### DO THIS
Leaving out the pictures, retype all the material exactly.

### SOURCE EXCERPT
..........

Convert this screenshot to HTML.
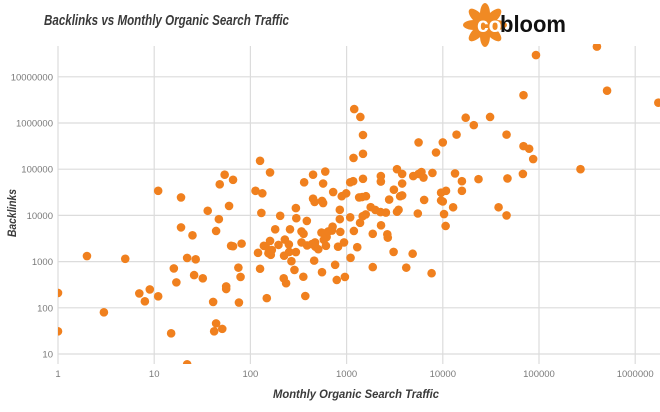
<!DOCTYPE html>
<html><head><meta charset="utf-8">
<style>
html,body{margin:0;padding:0;background:#fff;}
svg{display:block;font-family:"Liberation Sans",sans-serif;}
</style></head>
<body>
<svg id="chart" width="660" height="412" viewBox="0 0 660 412">
  <text x="44" y="25" font-size="15" font-weight="bold" font-style="italic" fill="#3a3a3a" textLength="245" lengthAdjust="spacingAndGlyphs">Backlinks vs Monthly Organic Search Traffic</text>
  <g>
    <g transform="translate(485,25)" fill="#f08a24">
      <ellipse rx="5" ry="11" cy="-11" transform="rotate(0)"/>
      <ellipse rx="5" ry="11" cy="-11" transform="rotate(45)"/>
      <ellipse rx="5" ry="11" cy="-11" transform="rotate(90)"/>
      <ellipse rx="5" ry="11" cy="-11" transform="rotate(135)"/>
      <ellipse rx="5" ry="11" cy="-11" transform="rotate(180)"/>
      <ellipse rx="5" ry="11" cy="-11" transform="rotate(225)"/>
      <ellipse rx="5" ry="11" cy="-11" transform="rotate(270)"/>
      <ellipse rx="5" ry="11" cy="-11" transform="rotate(315)"/>
      <circle r="11"/>
    </g>
    <text x="477" y="32" font-size="21" font-weight="bold" fill="#fff">co</text>
    <text x="500" y="32" font-size="23" font-weight="bold" fill="#111" textLength="66" lengthAdjust="spacingAndGlyphs">bloom</text>
  </g>
  <g id="grid"></g>
  <g id="yticks"></g>
  <g id="xticks"></g>
  <defs><clipPath id="plotclip"><rect x="58" y="44" width="602" height="320"/></clipPath></defs>
  <g id="dots" clip-path="url(#plotclip)"></g>
  <text x="356" y="398" text-anchor="middle" font-size="12" font-weight="bold" font-style="italic" fill="#3a3a3a" textLength="166" lengthAdjust="spacingAndGlyphs">Monthly Organic Search Traffic</text>
  <text transform="translate(16,213) rotate(-90)" text-anchor="middle" font-size="12" font-weight="bold" font-style="italic" fill="#3a3a3a" textLength="48" lengthAdjust="spacingAndGlyphs">Backlinks</text>
</svg>
<script>
const xTicks = [1,10,100,1000,10000,100000,1000000];
const yTicks = [10,100,1000,10000,100000,1000000,10000000];
const xTickLabels = ["1","10","100","1000","10000","100000","1000000"];
const yTickLabels = ["10","100","1000","10000","100000","1000000","10000000"];
const traffic = [1,1,2,3,5,7,8,9,11,11,15,17,16,19,19,22,22,25,27,26,32,36,41,42,44,44,47,48,51,54,56,56,60,63,66,66,75,79,76,81,113,126,133,130,120,126,160,148,138,144,160,154,163,167,181,204,196,224,228,222,235,258,251,253,267,297,300,297,287,362,340,357,340,355,372,386,388,437,470,474,508,448,448,465,460,555,548,555,570,570,600,580,620,610,600,645,
1200,1390,1480,1480,1180,1090,1170,1480,725,990,890,1350,1450,1590,850,1780,1990,2250,2560,1090,850,1470,1580,1380,715,705,860,1190,2280,940,815,1290,760,1100,790,960,1870,1870,2650,2680,3080,3100,2770,2270,2270,3340,3780,3780,3600,3780,3340,3470,4170,4860,4930,5600,6000,6300,5600,5500,6400,7800,7650,8500,10000,9600,10800,9600,10000,10300,10700,12800,13400,13900,15800,15800,17300,21000,23500,31000,38000,46000,46000,47000,69000,79000,87000,68000,270000,1740000,400000,93000,510000,69000];
const backlinks = [210,31,1320,80,1150,205,138,250,34000,177,28,355,710,24500,5500,1200,6,3700,1120,510,435,12600,134,31,46,4600,8300,47000,35,76000,290,255,16000,2200,2150,59000,740,465,130,2450,34000,152000,30000,11300,1550,700,85000,162,2200,2150,2800,1520,1400,1780,5000,9800,2300,1340,3000,435,340,5000,2350,1620,1020,14400,8700,1610,660,52000,4500,4000,2600,470,180,7600,2240,2400,2600,2100,1850,76000,23000,19500,1050,590,4250,20600,18500,49000,89000,2950,3400,2200,4100,4500,
2000000,1350000,550000,215000,175000,52000,55000,62000,32000,30000,26000,24500,25000,26000,13200,15100,13100,11800,11500,9100,8300,9600,10500,6900,5700,4700,4400,4600,6100,2600,2100,2050,850,1210,400,465,4000,760,3900,3300,1620,36000,22000,71000,54000,100000,79000,49000,26000,27000,12000,13200,740,1480,71000,79000,87000,66000,380000,11000,21600,83000,560,230000,380000,31000,34000,21000,20000,10700,5900,15000,81000,560000,55000,34000,1300000,900000,61000,1350000,15000,560000,10000,63000,316000,277000,166000,79000,100000,2750000,45000000,29500000,5000000,4000000];

const NS = "http://www.w3.org/2000/svg";
const xPx = v => 58 + Math.log10(v) * 96.2;
const yPx = v => 354 - (Math.log10(v) - 1) * 46.2;
const grid = document.getElementById('grid');
const yg = document.getElementById('yticks');
const xg = document.getElementById('xticks');
const dots = document.getElementById('dots');
function mk(tag, attrs){const e=document.createElementNS(NS,tag);for(const k in attrs)e.setAttribute(k,attrs[k]);return e;}

yTicks.forEach((t,i)=>{
  const y=yPx(t);
  const l=mk('line',{x1:58,x2:660,y1:y,y2:y,stroke:'#dcdcdc','stroke-width':1.2});
  
  
  grid.appendChild(l);
  const tx=mk('text',{x:53,y:y+3.5,'text-anchor':'end','font-size':9.5,fill:'#7a7a7a'});
  
  
  tx.textContent=yTickLabels[i];
  yg.appendChild(tx);
});
xTicks.forEach((t,i)=>{
  const x=xPx(t);
  const l=mk('line',{x1:x,x2:x,y1:46,y2:364,stroke:'#dcdcdc','stroke-width':1.2});
  
  
  grid.appendChild(l);
  const tx=mk('text',{x:x,y:377,'text-anchor':'middle','font-size':9.5,fill:'#7a7a7a'});
  
  
  tx.textContent=xTickLabels[i];
  xg.appendChild(tx);
});
traffic.forEach((v,i)=>{
  const c=mk('circle',{cx:xPx(v),cy:yPx(backlinks[i]),r:4.3,fill:'#f0801e'});
  
  
  dots.appendChild(c);
});
</script>
</body></html>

..........

### ANSWER TO THIS PROBLEM
Convert this screenshot to HTML.
<!DOCTYPE html>
<html><head><meta charset="utf-8">
<style>
html,body{margin:0;padding:0;background:#fff;}
svg{display:block;font-family:"Liberation Sans",sans-serif;}
</style></head>
<body>
<svg id="chart" width="660" height="412" viewBox="0 0 660 412">
  <text x="44" y="25" font-size="15" font-weight="bold" font-style="italic" fill="#3a3a3a" textLength="245" lengthAdjust="spacingAndGlyphs">Backlinks vs Monthly Organic Search Traffic</text>
  <g>
    <g transform="translate(485,25)" fill="#f08a24">
      <ellipse rx="5" ry="11" cy="-11" transform="rotate(0)"/>
      <ellipse rx="5" ry="11" cy="-11" transform="rotate(45)"/>
      <ellipse rx="5" ry="11" cy="-11" transform="rotate(90)"/>
      <ellipse rx="5" ry="11" cy="-11" transform="rotate(135)"/>
      <ellipse rx="5" ry="11" cy="-11" transform="rotate(180)"/>
      <ellipse rx="5" ry="11" cy="-11" transform="rotate(225)"/>
      <ellipse rx="5" ry="11" cy="-11" transform="rotate(270)"/>
      <ellipse rx="5" ry="11" cy="-11" transform="rotate(315)"/>
      <circle r="11"/>
    </g>
    <text x="477" y="32" font-size="21" font-weight="bold" fill="#fff">co</text>
    <text x="500" y="32" font-size="23" font-weight="bold" fill="#111" textLength="66" lengthAdjust="spacingAndGlyphs">bloom</text>
  </g>
  <g id="grid"></g>
  <g id="yticks"></g>
  <g id="xticks"></g>
  <defs><clipPath id="plotclip"><rect x="58" y="44" width="602" height="320"/></clipPath></defs>
  <g id="dots" clip-path="url(#plotclip)"></g>
  <text x="356" y="398" text-anchor="middle" font-size="12" font-weight="bold" font-style="italic" fill="#3a3a3a" textLength="166" lengthAdjust="spacingAndGlyphs">Monthly Organic Search Traffic</text>
  <text transform="translate(16,213) rotate(-90)" text-anchor="middle" font-size="12" font-weight="bold" font-style="italic" fill="#3a3a3a" textLength="48" lengthAdjust="spacingAndGlyphs">Backlinks</text>
</svg>
<script>
const xTicks = [1,10,100,1000,10000,100000,1000000];
const yTicks = [10,100,1000,10000,100000,1000000,10000000];
const xTickLabels = ["1","10","100","1000","10000","100000","1000000"];
const yTickLabels = ["10","100","1000","10000","100000","1000000","10000000"];
const traffic = [1,1,2,3,5,7,8,9,11,11,15,17,16,19,19,22,22,25,27,26,32,36,41,42,44,44,47,48,51,54,56,56,60,63,66,66,75,79,76,81,113,126,133,130,120,126,160,148,138,144,160,154,163,167,181,204,196,224,228,222,235,258,251,253,267,297,300,297,287,362,340,357,340,355,372,386,388,437,470,474,508,448,448,465,460,555,548,555,570,570,600,580,620,610,600,645,
1200,1390,1480,1480,1180,1090,1170,1480,725,990,890,1350,1450,1590,850,1780,1990,2250,2560,1090,850,1470,1580,1380,715,705,860,1190,2280,940,815,1290,760,1100,790,960,1870,1870,2650,2680,3080,3100,2770,2270,2270,3340,3780,3780,3600,3780,3340,3470,4170,4860,4930,5600,6000,6300,5600,5500,6400,7800,7650,8500,10000,9600,10800,9600,10000,10300,10700,12800,13400,13900,15800,15800,17300,21000,23500,31000,38000,46000,46000,47000,69000,79000,87000,68000,270000,1740000,400000,93000,510000,69000];
const backlinks = [210,31,1320,80,1150,205,138,250,34000,177,28,355,710,24500,5500,1200,6,3700,1120,510,435,12600,134,31,46,4600,8300,47000,35,76000,290,255,16000,2200,2150,59000,740,465,130,2450,34000,152000,30000,11300,1550,700,85000,162,2200,2150,2800,1520,1400,1780,5000,9800,2300,1340,3000,435,340,5000,2350,1620,1020,14400,8700,1610,660,52000,4500,4000,2600,470,180,7600,2240,2400,2600,2100,1850,76000,23000,19500,1050,590,4250,20600,18500,49000,89000,2950,3400,2200,4100,4500,
2000000,1350000,550000,215000,175000,52000,55000,62000,32000,30000,26000,24500,25000,26000,13200,15100,13100,11800,11500,9100,8300,9600,10500,6900,5700,4700,4400,4600,6100,2600,2100,2050,850,1210,400,465,4000,760,3900,3300,1620,36000,22000,71000,54000,100000,79000,49000,26000,27000,12000,13200,740,1480,71000,79000,87000,66000,380000,11000,21600,83000,560,230000,380000,31000,34000,21000,20000,10700,5900,15000,81000,560000,55000,34000,1300000,900000,61000,1350000,15000,560000,10000,63000,316000,277000,166000,79000,100000,2750000,45000000,29500000,5000000,4000000];

const NS = "http://www.w3.org/2000/svg";
const xPx = v => 58 + Math.log10(v) * 96.2;
const yPx = v => 354 - (Math.log10(v) - 1) * 46.2;
const grid = document.getElementById('grid');
const yg = document.getElementById('yticks');
const xg = document.getElementById('xticks');
const dots = document.getElementById('dots');
function mk(tag, attrs){const e=document.createElementNS(NS,tag);for(const k in attrs)e.setAttribute(k,attrs[k]);return e;}

yTicks.forEach((t,i)=>{
  const y=yPx(t);
  const l=mk('line',{x1:58,x2:660,y1:y,y2:y,stroke:'#dcdcdc','stroke-width':1.2});
  
  
  grid.appendChild(l);
  const tx=mk('text',{x:53,y:y+3.5,'text-anchor':'end','font-size':9.5,fill:'#7a7a7a'});
  
  
  tx.textContent=yTickLabels[i];
  yg.appendChild(tx);
});
xTicks.forEach((t,i)=>{
  const x=xPx(t);
  const l=mk('line',{x1:x,x2:x,y1:46,y2:364,stroke:'#dcdcdc','stroke-width':1.2});
  
  
  grid.appendChild(l);
  const tx=mk('text',{x:x,y:377,'text-anchor':'middle','font-size':9.5,fill:'#7a7a7a'});
  
  
  tx.textContent=xTickLabels[i];
  xg.appendChild(tx);
});
traffic.forEach((v,i)=>{
  const c=mk('circle',{cx:xPx(v),cy:yPx(backlinks[i]),r:4.3,fill:'#f0801e'});
  
  
  dots.appendChild(c);
});
</script>
</body></html>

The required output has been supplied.